Even healthcare journalists in the corporate media are starting to take notice.
Take the Washington Post’s Ezra Klein. Klein thinks that if Obama’s law – which he supports – is overturned, the likeliest possible option going forward is “single payer through a messy process of attrition.”
In March, single payer activists were in front of the Supreme Court, where they filed an amicus brief asking the Court to strike down Obama’s mandate and arguing that there was a Constitutional way out – single payer – Medicare for all.
Single payer activists were out in front of the Supreme Court again this past Monday – and will be there again on Thursday – wearing medical masks with the words “silenced majority.”
But these are not your Democratic Party single payer activists. They reject Obama for reneging – as a young politician – on his promise to support single payer. They reject the Democrats as party to the insurance industry. And they equate Obamacare with Romneycare.
Or as one of their banners in front of the steps of the Supreme Court put it on Monday – No Obama/Romney Health Care.
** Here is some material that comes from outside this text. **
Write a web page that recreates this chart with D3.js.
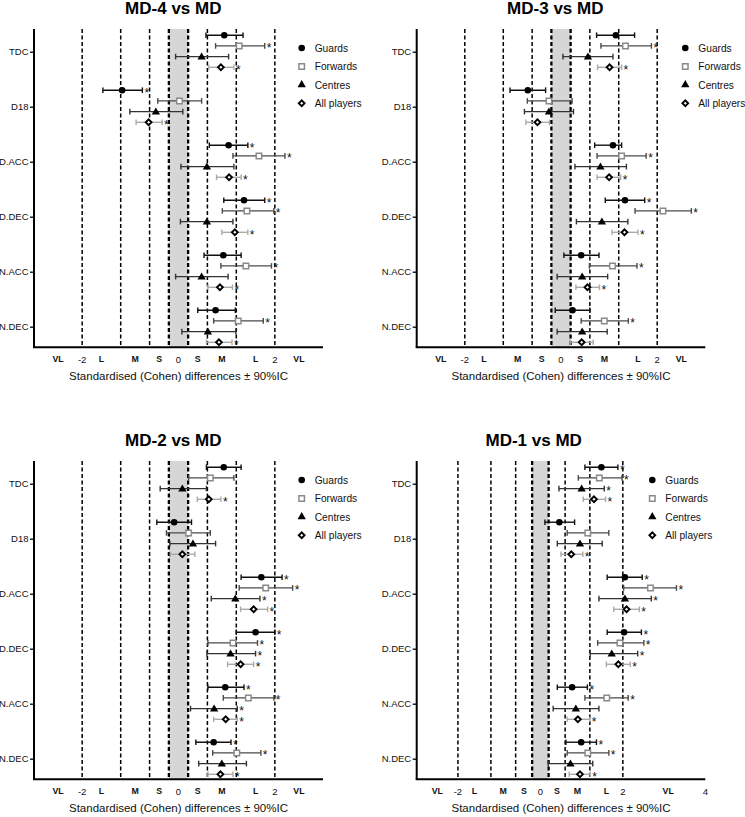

Yes Medicare for All Now.
“We reject Obamacare and we reject Obama,” said Russell Mokhiber of Single Payer Action. “We reject Romneycare and we reject Romney. We reject the corporate Republicans. We reject the corporate Democrats. Where does that leave us? With the American people and for single payer.”
“The easiest thing to do right now if we want universal, affordable, guaranteed health care is to drop two words from the Medicare law – ‘over 65,’” said Dr. Margaret Flowers. “Expand Medicare to every person in this country. That is a system we can work with. The Affordable Care Act is not a system we can work with.”
Oliver Hall, the attorney who filed the amicus brief on behalf of Single Payer Action, It’s Our Economy and 50 medical doctors said “there are already single payer systems operational here in the United States – and they work.”
“And those are Medicare and the Veterans Administration,” Hall said. “Single payer is possible. It’s already happening in the United States. And that rebuts the primary tenet of the government’s contention in this case – which is that it cannot successfully regulate the health care market unless it has the power to require every American to buy private insurance. That is simply not the case. And Medicare and the Veterans Administration prove it.”
Dr. Carol Paris of Leonardstown Maryland said she was “tired of trying to provide ethical care to my patients.”
“I spend more time helping them figure out how to deal with the bureaucracy of their insurance company and their pharmaceutical benefits manager than I do actually providing them with medical care,” Dr. Paris said. “I’m a psychiatrist. And people first have to decide whether they can afford therapy. And then if we have to dumb it down and just go with medication, then we have to figure out whether they can afford medicine. I spend more and more and more of every day not providing actual therapy to my patients, but instead just helping them maneuver the insurance industry.”
Dr. George Pauk of Phoenix, Arizona said that single payer is supported by the majority of the American people, doctors and nurses.
“Medical ethics or nursing ethics demand that we care for every person who comes to us,” said Dr. Pauk.
Attorney Kevin Zeese said “we need to get the insurance industry out.”
“When the mandate is ruled unconstitutional as we expect it will be, we urge the Congress to drop two words – ‘over 65′ – from the Medicare law,” Zeese said. “That simple action will cover every American with health insurance – a national health plan paid for by public dollars – not a subsidy to the insurance industry. Once we get that rule in place we can improve it, provide greater coverage, provide no co-pays, no deductibles and have a real humane health care system. The reality is – health care is a human right. It is not something that can be bargained away by corporate welfare, by crony capitalism.”